How can a display engine has its memory management isolated, if it
needs to call Lisp primitives to access Lisp objects and operate on
them?  Just a random example: when you bump into a buffer position
that is covered by a text property or overlay, you need to call a
function that returns that property's value, which requires a call
such as

  prop = get_char_property_and_overlay (make_number (position->charpos),
                                        Qdisplay, object, &overlay);

The call to make_number here creates a Lisp object.
get_char_property_and_overlay is one of the few basic APIs the display
engine calls to find what are the text properties at a specific buffer
or string position.  Rewriting it (and other similar APIs that the
display engine needs to call to do its job) to somehow work around the
need to create Lisp objects and pass them around will lead to a
massive rewrite of most of Emacs, or at the very least to a large body
of code built on top of the current interfaces.

I don't see how you can bypass this issue without getting your job
much larger and harder, for no good reason.

In my experience, C++ shines when you need to maintain software and
want to be able to extend and refactor it without too much pain.  It
doesn't help you much when you start a new project from scratch.
Since you are talking about a throw-away project, I don't really see
any gains in C++; I do see a lot of obstacles that are in no way
directly relevant to your undertaking, so overcoming those obstacles
would be simply waste of time and effort.

> A random thought now about something that intrigues me: AFAIK the only
> purpose of dumping is to include into Emacs' executable the set of
> compiled Elisp code that is required to be usable.

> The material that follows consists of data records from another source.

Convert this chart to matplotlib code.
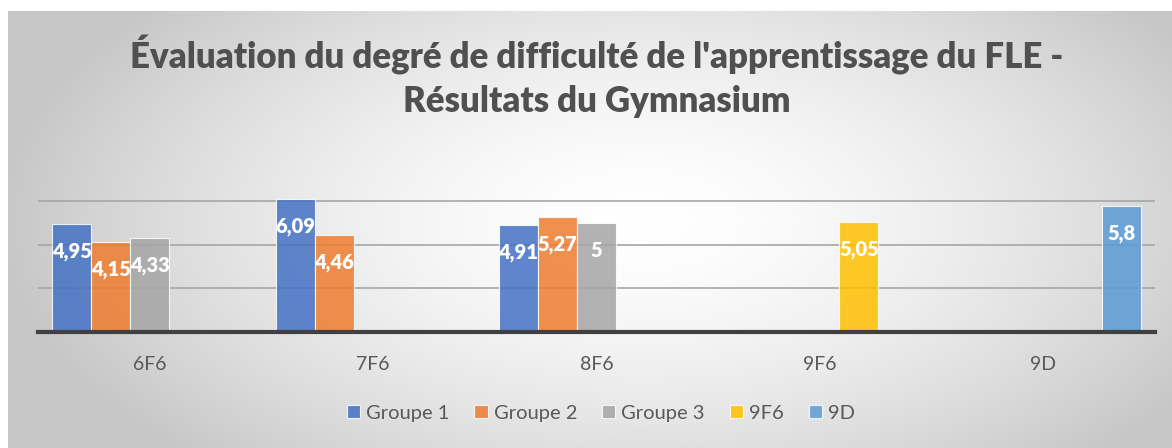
import numpy as np
import matplotlib
matplotlib.use("Agg")
import matplotlib.pyplot as plt

categories = ["6F6", "7F6", "8F6", "9F6", "9D"]
series_names = ["Groupe 1", "Groupe 2", "Groupe 3", "9F6", "9D"]
groupe1 = [4.95, 6.09, 4.91, np.nan, np.nan]
groupe2 = [4.15, 4.46, 5.27, np.nan, np.nan]
groupe3 = [4.33, np.nan, 5.00, np.nan, np.nan]
serie_9f6 = [np.nan, np.nan, np.nan, 5.05, np.nan]
serie_9d = [np.nan, np.nan, np.nan, np.nan, 5.80]
colors = ["#4472C4", "#ED7D31", "#A5A5A5", "#FFC000", "#5B9BD5"]

plt.rcParams['font.family'] = ['Lato', 'DejaVu Sans']
text_col = "#595959"

W, H = 1172, 448
fig = plt.figure(figsize=(W / 100, H / 100), dpi=100)

# background: radial gradient like the Excel chart area
bg = fig.add_axes([8 / W, 0, (W - 8) / W, (H - 11) / H])
xx, yy = np.meshgrid(np.arange(W - 8) + 8, np.arange(H - 11) + 11)
d = np.sqrt(((xx - 640) / 640) ** 2 + ((yy - 220) / 330) ** 2)
shade = 1.0 - 0.22 * np.clip(d, 0, 1) ** 1.6
bg.imshow(np.dstack([shade] * 3), aspect="auto", extent=[0, 1, 0, 1])
bg.set_axis_off()

ax = fig.add_axes([38 / W, (H - 332) / H, 1117 / W, 133 / H])
ax.set_facecolor("none")

x = np.arange(len(categories))
width = 0.1746
all_series = [groupe1, groupe2, groupe3, serie_9f6, serie_9d]
for i, (name, vals, c) in enumerate(zip(series_names, all_series, colors)):
    pos = x + (i - 2) * width
    bars = ax.bar(pos, vals, width, color=c, alpha=0.85, edgecolor="white",
                  linewidth=0.8, label=name, clip_on=False, zorder=3)
    for b, v in zip(bars, vals):
        if np.isnan(v):
            continue
        txt = f"{v:g}".replace(".", ",")
        ax.annotate(txt, (b.get_x() + b.get_width() / 2, v), xytext=(0, -20),
                    textcoords="offset points", ha="center", va="center",
                    color="white", fontsize=14.5, fontweight="heavy", zorder=4)

ax.set_xlim(-0.5, len(categories) - 0.5)
ax.set_ylim(0, 6.1)
ax.set_yticks([2, 4, 6])
ax.yaxis.grid(True, color="#a6a6a6", linewidth=1.2)
ax.set_axisbelow(True)
ax.tick_params(axis="y", left=False, labelleft=False)
ax.tick_params(axis="x", length=0, pad=17, labelsize=14, labelcolor=text_col)
ax.set_xticks(x)
ax.set_xticklabels(categories)
for s in ["top", "right", "left"]:
    ax.spines[s].set_visible(False)
ax.spines["bottom"].set_color("#404040")
ax.spines["bottom"].set_linewidth(3)
ax.spines["bottom"].set_zorder(5)

fig.text(597 / W, 1 - 55 / H, "Évaluation du degré de difficulté de l'apprentissage du FLE -",
         ha="center", va="center", fontsize=25, fontweight="heavy", color="#505050")
fig.text(597 / W, 1 - 101 / H, "Résultats du Gymnasium",
         ha="center", va="center", fontsize=25, fontweight="heavy", color="#505050")

fig.legend(loc="center", bbox_to_anchor=(601 / W, 1 - 413 / H), ncol=5, frameon=False,
           fontsize=14.5, labelcolor=text_col, handlelength=0.65, handleheight=0.65,
           handletextpad=0.3, columnspacing=1.25)

fig.savefig("out.png", dpi=100)
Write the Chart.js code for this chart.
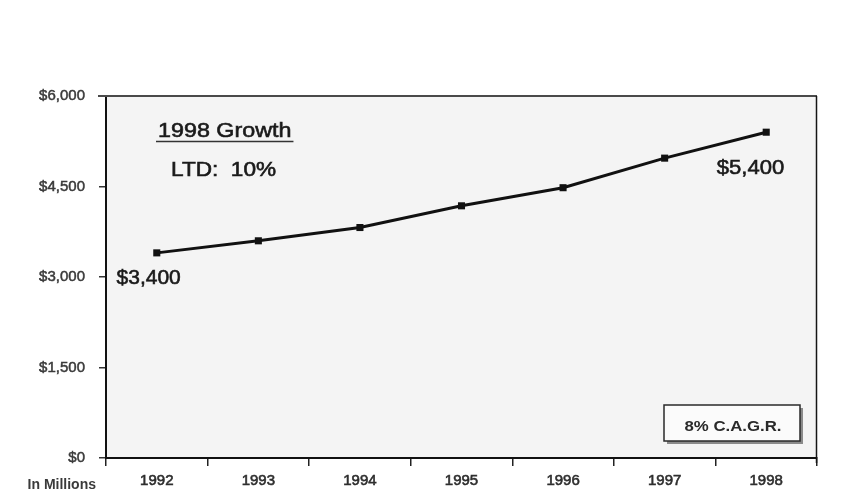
<!DOCTYPE html>
<html>
<head>
<meta charset="utf-8">
<script src="https://cdn.jsdelivr.net/npm/chart.js@4/dist/chart.umd.min.js"></script>
<style>
  html, body { margin: 0; padding: 0; background: #ffffff; }
  #wrap { width: 841px; height: 504px; position: relative; }
  canvas { display: block; }
</style>
</head>
<body>
<div id="wrap"><canvas id="c" width="841" height="504"></canvas></div>
<script>
// Revenue, in millions of dollars
const years = ['1992', '1993', '1994', '1995', '1996', '1997', '1998'];
const revenue = [3400, 3600, 3820, 4180, 4480, 4970, 5400];
const yTicks = [0, 1500, 3000, 4500, 6000];

const growthTitle = '1998 Growth';
const growthLine = 'LTD:  10%';
const cagrText = '8% C.A.G.R.';
const unitsText = 'In Millions';

const FONT = '"Liberation Sans", Arial, Helvetica, sans-serif';
const money = v => '$' + Number(v).toLocaleString('en-US');

// text with an optional horizontal stretch and a light outline for weight
function drawText(ctx, text, x, y, font, align, sx, color, stroke) {
  ctx.save();
  ctx.font = font;
  ctx.fillStyle = color || '#1a1a1a';
  ctx.textBaseline = 'alphabetic';
  ctx.textAlign = align;
  ctx.translate(x, y);
  ctx.scale(sx, 1);
  ctx.fillText(text, 0, 0);
  if (stroke) {
    ctx.strokeStyle = color || '#1a1a1a';
    ctx.lineWidth = stroke;
    ctx.strokeText(text, 0, 0);
  }
  const w = ctx.measureText(text).width * sx;
  ctx.restore();
  return w;
}

const framePlugin = {
  id: 'frame',
  beforeDraw(chart) {
    const { ctx, chartArea: a } = chart;
    ctx.save();
    ctx.fillStyle = '#f4f4f4';
    ctx.fillRect(a.left, a.top, a.right - a.left, a.bottom - a.top);
    ctx.restore();
  },
  afterDraw(chart) {
    const { ctx, chartArea: a } = chart;
    ctx.save();
    // top and right edges of the plot frame
    ctx.strokeStyle = '#4a4a4a';
    ctx.lineWidth = 2;
    ctx.beginPath();
    ctx.moveTo(a.left - 8, a.top);
    ctx.lineTo(a.right, a.top);
    ctx.stroke();
    ctx.strokeStyle = '#151515';
    ctx.lineWidth = 1.5;
    ctx.beginPath();
    ctx.moveTo(a.right - 0.5, a.top);
    ctx.lineTo(a.right - 0.5, a.bottom + 5);
    ctx.stroke();

    // growth note, top left
    const tw = drawText(ctx, growthTitle, 158, 137, '21px ' + FONT, 'left', 1.11, '#1a1a1a', 0.6);
    ctx.strokeStyle = '#333';
    ctx.lineWidth = 1.5;
    ctx.beginPath();
    ctx.moveTo(156, 141.5);
    ctx.lineTo(158 + tw + 2, 141.5);
    ctx.stroke();
    drawText(ctx, growthLine, 171, 176, '20px ' + FONT, 'left', 1.13, '#1a1a1a', 0.6);

    // C.A.G.R. box with drop shadow
    const bx = 664, by = 405, bw = 136, bh = 36;
    ctx.fillStyle = '#8a8a8a';
    ctx.fillRect(bx + 3, by + 3, bw, bh);
    ctx.fillStyle = '#fbfbfb';
    ctx.fillRect(bx, by, bw, bh);
    ctx.strokeStyle = '#2a2a2a';
    ctx.lineWidth = 1.5;
    ctx.strokeRect(bx, by, bw, bh);
    drawText(ctx, cagrText, bx + bw / 2 + 1, 431, 'bold 15px ' + FONT, 'center', 1.12, '#2a2a2a');

    // units caption under the value axis
    drawText(ctx, unitsText, 96, 489, 'bold 14px ' + FONT, 'right', 1.0, '#3a3a3a');
    ctx.restore();
  },
  afterDatasetsDraw(chart) {
    const { ctx } = chart;
    const pts = chart.getDatasetMeta(0).data;
    const vals = chart.data.datasets[0].data;
    const first = pts[0], last = pts[pts.length - 1];
    drawText(ctx, money(vals[0]), first.x + 24, first.y + 31, '21px ' + FONT, 'right', 1.0, '#1a1a1a', 0.6);
    drawText(ctx, money(vals[vals.length - 1]), last.x + 18, last.y + 42, '21px ' + FONT, 'right', 1.05, '#1a1a1a', 0.6);
  }
};

new Chart(document.getElementById('c'), {
  type: 'line',
  data: {
    labels: years,
    datasets: [{
      data: revenue,
      borderColor: '#111111',
      borderWidth: 3,
      tension: 0,
      pointStyle: 'rect',
      pointRadius: 5,
      pointBackgroundColor: '#111111',
      pointBorderWidth: 0,
      fill: false
    }]
  },
  options: {
    responsive: false,
    devicePixelRatio: 1,
    animation: false,
    events: [],
    layout: { autoPadding: false, padding: { left: 0, top: 96, right: 24, bottom: 0 } },
    plugins: { legend: { display: false }, tooltip: { enabled: false }, title: { display: false } },
    scales: {
      x: {
        type: 'category',
        offset: true,
        afterFit(s) { s.height = 46; },
        grid: { offset: true, drawOnChartArea: false, drawTicks: true, tickLength: 8, color: '#222', lineWidth: 1.5 },
        border: { display: true, color: '#111', width: 2 },
        ticks: {
          color: '#2e2e2e', font: { family: FONT, size: 15 }, padding: 6, maxRotation: 0, autoSkip: false,
          textStrokeColor: '#2e2e2e', textStrokeWidth: 0.6
        }
      },
      y: {
        min: 0,
        max: 6000,
        afterFit(s) { s.width = 106; },
        afterBuildTicks(s) { s.ticks = yTicks.map(v => ({ value: v })); },
        grid: { drawOnChartArea: false, drawTicks: true, tickLength: 7, color: '#333', lineWidth: 1.5 },
        border: { display: true, color: '#111', width: 2 },
        ticks: {
          color: '#3a3a3a', font: { family: FONT, size: 15 }, padding: 14, callback: v => money(v),
          textStrokeColor: '#3a3a3a', textStrokeWidth: 0.5
        }
      }
    }
  },
  plugins: [framePlugin]
});
</script>
</body>
</html>
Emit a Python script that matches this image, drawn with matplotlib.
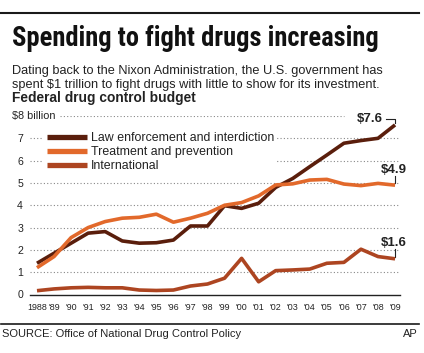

I think it was primarily for faster startup, but that's something we
should ask Richard.

> I guess that the approach made sense when distributing Emacs as a
> single executable could be useful. But now hardly anyone installs
> Emacs without the extensive Elisp library and other auxiliary files,
> so the "self-contained functional Emacs executable" has little
> value. Of course I may be wrong when guessing this, but if it is
> right, wouldn't make more sense to dump all that Elisp bytecode to a
> single file that is loaded on startup? On exchange of a startup time
> just a bit larger, the simplification on other areas would be
> considerable.

Doesn't the XEmacs "portable dumper" works like that?

Anyway, dumping is the murkiest part of Emacs for me, and I try very
hard to stay away of it.  I'm happy enough that it works for me, and
hope it will never break on the platforms that are important for me.
I only know something about its perils because I was once involved in
making a standard C library dump-compatible.